▶ Task requirements
Write out all the data again, exactly as it stands.

------------------------

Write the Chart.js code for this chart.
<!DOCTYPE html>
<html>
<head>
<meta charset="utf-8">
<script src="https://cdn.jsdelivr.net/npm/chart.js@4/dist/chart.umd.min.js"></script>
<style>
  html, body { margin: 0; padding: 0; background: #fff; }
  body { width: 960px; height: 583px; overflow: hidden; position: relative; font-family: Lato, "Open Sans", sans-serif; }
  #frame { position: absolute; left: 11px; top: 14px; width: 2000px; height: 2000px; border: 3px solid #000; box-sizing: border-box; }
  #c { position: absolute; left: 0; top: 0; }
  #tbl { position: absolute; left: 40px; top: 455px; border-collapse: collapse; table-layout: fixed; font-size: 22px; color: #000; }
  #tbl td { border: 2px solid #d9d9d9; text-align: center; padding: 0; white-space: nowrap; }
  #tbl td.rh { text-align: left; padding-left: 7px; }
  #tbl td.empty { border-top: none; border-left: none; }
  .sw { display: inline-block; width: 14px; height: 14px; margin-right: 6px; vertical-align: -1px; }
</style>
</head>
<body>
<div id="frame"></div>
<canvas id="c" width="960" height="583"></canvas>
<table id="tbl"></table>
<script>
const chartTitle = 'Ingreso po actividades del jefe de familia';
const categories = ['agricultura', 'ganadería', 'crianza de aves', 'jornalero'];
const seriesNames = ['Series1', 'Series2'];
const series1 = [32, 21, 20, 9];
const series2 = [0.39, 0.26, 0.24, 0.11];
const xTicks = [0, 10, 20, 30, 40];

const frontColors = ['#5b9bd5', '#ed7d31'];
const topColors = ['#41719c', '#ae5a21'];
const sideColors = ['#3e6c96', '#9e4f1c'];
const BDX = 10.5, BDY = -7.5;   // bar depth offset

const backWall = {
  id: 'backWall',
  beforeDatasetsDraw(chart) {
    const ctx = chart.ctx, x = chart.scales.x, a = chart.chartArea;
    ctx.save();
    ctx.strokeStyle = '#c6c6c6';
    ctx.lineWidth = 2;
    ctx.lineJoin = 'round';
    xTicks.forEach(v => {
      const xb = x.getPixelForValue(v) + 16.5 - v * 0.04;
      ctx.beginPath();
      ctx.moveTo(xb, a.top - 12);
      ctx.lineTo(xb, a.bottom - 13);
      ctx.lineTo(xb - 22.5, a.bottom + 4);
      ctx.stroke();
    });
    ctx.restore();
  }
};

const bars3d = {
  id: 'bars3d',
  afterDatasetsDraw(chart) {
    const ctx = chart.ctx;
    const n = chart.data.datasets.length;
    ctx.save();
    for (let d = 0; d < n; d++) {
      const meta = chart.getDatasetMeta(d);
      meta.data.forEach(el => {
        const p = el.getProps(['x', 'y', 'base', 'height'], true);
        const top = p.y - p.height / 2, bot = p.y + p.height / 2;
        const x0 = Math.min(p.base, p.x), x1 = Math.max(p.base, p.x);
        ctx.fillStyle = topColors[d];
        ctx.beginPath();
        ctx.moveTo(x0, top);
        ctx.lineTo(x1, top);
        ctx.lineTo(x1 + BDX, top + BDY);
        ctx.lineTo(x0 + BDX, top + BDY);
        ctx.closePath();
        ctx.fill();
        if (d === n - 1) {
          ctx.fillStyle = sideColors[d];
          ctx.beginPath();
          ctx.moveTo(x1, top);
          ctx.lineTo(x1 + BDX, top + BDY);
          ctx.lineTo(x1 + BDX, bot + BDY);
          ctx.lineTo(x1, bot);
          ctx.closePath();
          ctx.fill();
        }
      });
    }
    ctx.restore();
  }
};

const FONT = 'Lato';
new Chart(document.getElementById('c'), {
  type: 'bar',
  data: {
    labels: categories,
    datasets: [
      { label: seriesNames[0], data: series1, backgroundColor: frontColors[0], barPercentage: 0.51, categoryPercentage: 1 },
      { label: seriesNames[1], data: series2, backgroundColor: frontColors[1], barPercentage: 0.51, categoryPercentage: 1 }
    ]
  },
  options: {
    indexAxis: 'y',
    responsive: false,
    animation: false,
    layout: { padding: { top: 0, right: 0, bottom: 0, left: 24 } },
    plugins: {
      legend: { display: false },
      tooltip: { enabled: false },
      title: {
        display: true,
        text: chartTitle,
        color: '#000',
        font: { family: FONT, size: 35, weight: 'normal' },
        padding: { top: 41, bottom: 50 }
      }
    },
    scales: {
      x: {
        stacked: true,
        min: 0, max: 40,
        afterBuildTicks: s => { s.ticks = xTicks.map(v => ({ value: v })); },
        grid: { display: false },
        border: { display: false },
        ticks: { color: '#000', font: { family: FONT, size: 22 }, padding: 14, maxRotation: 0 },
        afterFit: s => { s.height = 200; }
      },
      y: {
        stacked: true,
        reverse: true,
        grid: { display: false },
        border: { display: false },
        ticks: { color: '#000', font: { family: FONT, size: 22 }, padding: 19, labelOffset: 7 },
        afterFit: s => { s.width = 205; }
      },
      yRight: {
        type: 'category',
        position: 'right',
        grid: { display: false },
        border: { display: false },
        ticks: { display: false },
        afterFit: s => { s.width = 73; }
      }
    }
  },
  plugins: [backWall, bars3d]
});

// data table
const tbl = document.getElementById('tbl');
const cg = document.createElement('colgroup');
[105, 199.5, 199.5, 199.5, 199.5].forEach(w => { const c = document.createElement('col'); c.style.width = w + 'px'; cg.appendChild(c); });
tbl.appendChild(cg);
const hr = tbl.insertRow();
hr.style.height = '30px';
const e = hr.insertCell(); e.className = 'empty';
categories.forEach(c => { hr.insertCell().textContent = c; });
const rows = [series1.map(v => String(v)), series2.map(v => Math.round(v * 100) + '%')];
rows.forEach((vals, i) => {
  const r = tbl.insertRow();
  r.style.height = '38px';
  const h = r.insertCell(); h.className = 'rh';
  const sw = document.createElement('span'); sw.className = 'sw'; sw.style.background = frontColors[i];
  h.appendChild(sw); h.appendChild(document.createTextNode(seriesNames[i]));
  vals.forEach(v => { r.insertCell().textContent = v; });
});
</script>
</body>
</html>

------------------------

▶ Final result
Write the Chart.js code for this chart.
<!DOCTYPE html>
<html>
<head>
<meta charset="utf-8">
<script src="https://cdn.jsdelivr.net/npm/chart.js@4/dist/chart.umd.min.js"></script>
<style>
  html, body { margin: 0; padding: 0; background: #fff; }
  body { width: 960px; height: 583px; overflow: hidden; position: relative; font-family: Lato, "Open Sans", sans-serif; }
  #frame { position: absolute; left: 11px; top: 14px; width: 2000px; height: 2000px; border: 3px solid #000; box-sizing: border-box; }
  #c { position: absolute; left: 0; top: 0; }
  #tbl { position: absolute; left: 40px; top: 455px; border-collapse: collapse; table-layout: fixed; font-size: 22px; color: #000; }
  #tbl td { border: 2px solid #d9d9d9; text-align: center; padding: 0; white-space: nowrap; }
  #tbl td.rh { text-align: left; padding-left: 7px; }
  #tbl td.empty { border-top: none; border-left: none; }
  .sw { display: inline-block; width: 14px; height: 14px; margin-right: 6px; vertical-align: -1px; }
</style>
</head>
<body>
<div id="frame"></div>
<canvas id="c" width="960" height="583"></canvas>
<table id="tbl"></table>
<script>
const chartTitle = 'Ingreso po actividades del jefe de familia';
const categories = ['agricultura', 'ganadería', 'crianza de aves', 'jornalero'];
const seriesNames = ['Series1', 'Series2'];
const series1 = [32, 21, 20, 9];
const series2 = [0.39, 0.26, 0.24, 0.11];
const xTicks = [0, 10, 20, 30, 40];

const frontColors = ['#5b9bd5', '#ed7d31'];
const topColors = ['#41719c', '#ae5a21'];
const sideColors = ['#3e6c96', '#9e4f1c'];
const BDX = 10.5, BDY = -7.5;   // bar depth offset

const backWall = {
  id: 'backWall',
  beforeDatasetsDraw(chart) {
    const ctx = chart.ctx, x = chart.scales.x, a = chart.chartArea;
    ctx.save();
    ctx.strokeStyle = '#c6c6c6';
    ctx.lineWidth = 2;
    ctx.lineJoin = 'round';
    xTicks.forEach(v => {
      const xb = x.getPixelForValue(v) + 16.5 - v * 0.04;
      ctx.beginPath();
      ctx.moveTo(xb, a.top - 12);
      ctx.lineTo(xb, a.bottom - 13);
      ctx.lineTo(xb - 22.5, a.bottom + 4);
      ctx.stroke();
    });
    ctx.restore();
  }
};

const bars3d = {
  id: 'bars3d',
  afterDatasetsDraw(chart) {
    const ctx = chart.ctx;
    const n = chart.data.datasets.length;
    ctx.save();
    for (let d = 0; d < n; d++) {
      const meta = chart.getDatasetMeta(d);
      meta.data.forEach(el => {
        const p = el.getProps(['x', 'y', 'base', 'height'], true);
        const top = p.y - p.height / 2, bot = p.y + p.height / 2;
        const x0 = Math.min(p.base, p.x), x1 = Math.max(p.base, p.x);
        ctx.fillStyle = topColors[d];
        ctx.beginPath();
        ctx.moveTo(x0, top);
        ctx.lineTo(x1, top);
        ctx.lineTo(x1 + BDX, top + BDY);
        ctx.lineTo(x0 + BDX, top + BDY);
        ctx.closePath();
        ctx.fill();
        if (d === n - 1) {
          ctx.fillStyle = sideColors[d];
          ctx.beginPath();
          ctx.moveTo(x1, top);
          ctx.lineTo(x1 + BDX, top + BDY);
          ctx.lineTo(x1 + BDX, bot + BDY);
          ctx.lineTo(x1, bot);
          ctx.closePath();
          ctx.fill();
        }
      });
    }
    ctx.restore();
  }
};

const FONT = 'Lato';
new Chart(document.getElementById('c'), {
  type: 'bar',
  data: {
    labels: categories,
    datasets: [
      { label: seriesNames[0], data: series1, backgroundColor: frontColors[0], barPercentage: 0.51, categoryPercentage: 1 },
      { label: seriesNames[1], data: series2, backgroundColor: frontColors[1], barPercentage: 0.51, categoryPercentage: 1 }
    ]
  },
  options: {
    indexAxis: 'y',
    responsive: false,
    animation: false,
    layout: { padding: { top: 0, right: 0, bottom: 0, left: 24 } },
    plugins: {
      legend: { display: false },
      tooltip: { enabled: false },
      title: {
        display: true,
        text: chartTitle,
        color: '#000',
        font: { family: FONT, size: 35, weight: 'normal' },
        padding: { top: 41, bottom: 50 }
      }
    },
    scales: {
      x: {
        stacked: true,
        min: 0, max: 40,
        afterBuildTicks: s => { s.ticks = xTicks.map(v => ({ value: v })); },
        grid: { display: false },
        border: { display: false },
        ticks: { color: '#000', font: { family: FONT, size: 22 }, padding: 14, maxRotation: 0 },
        afterFit: s => { s.height = 200; }
      },
      y: {
        stacked: true,
        reverse: true,
        grid: { display: false },
        border: { display: false },
        ticks: { color: '#000', font: { family: FONT, size: 22 }, padding: 19, labelOffset: 7 },
        afterFit: s => { s.width = 205; }
      },
      yRight: {
        type: 'category',
        position: 'right',
        grid: { display: false },
        border: { display: false },
        ticks: { display: false },
        afterFit: s => { s.width = 73; }
      }
    }
  },
  plugins: [backWall, bars3d]
});

// data table
const tbl = document.getElementById('tbl');
const cg = document.createElement('colgroup');
[105, 199.5, 199.5, 199.5, 199.5].forEach(w => { const c = document.createElement('col'); c.style.width = w + 'px'; cg.appendChild(c); });
tbl.appendChild(cg);
const hr = tbl.insertRow();
hr.style.height = '30px';
const e = hr.insertCell(); e.className = 'empty';
categories.forEach(c => { hr.insertCell().textContent = c; });
const rows = [series1.map(v => String(v)), series2.map(v => Math.round(v * 100) + '%')];
rows.forEach((vals, i) => {
  const r = tbl.insertRow();
  r.style.height = '38px';
  const h = r.insertCell(); h.className = 'rh';
  const sw = document.createElement('span'); sw.className = 'sw'; sw.style.background = frontColors[i];
  h.appendChild(sw); h.appendChild(document.createTextNode(seriesNames[i]));
  vals.forEach(v => { r.insertCell().textContent = v; });
});
</script>
</body>
</html>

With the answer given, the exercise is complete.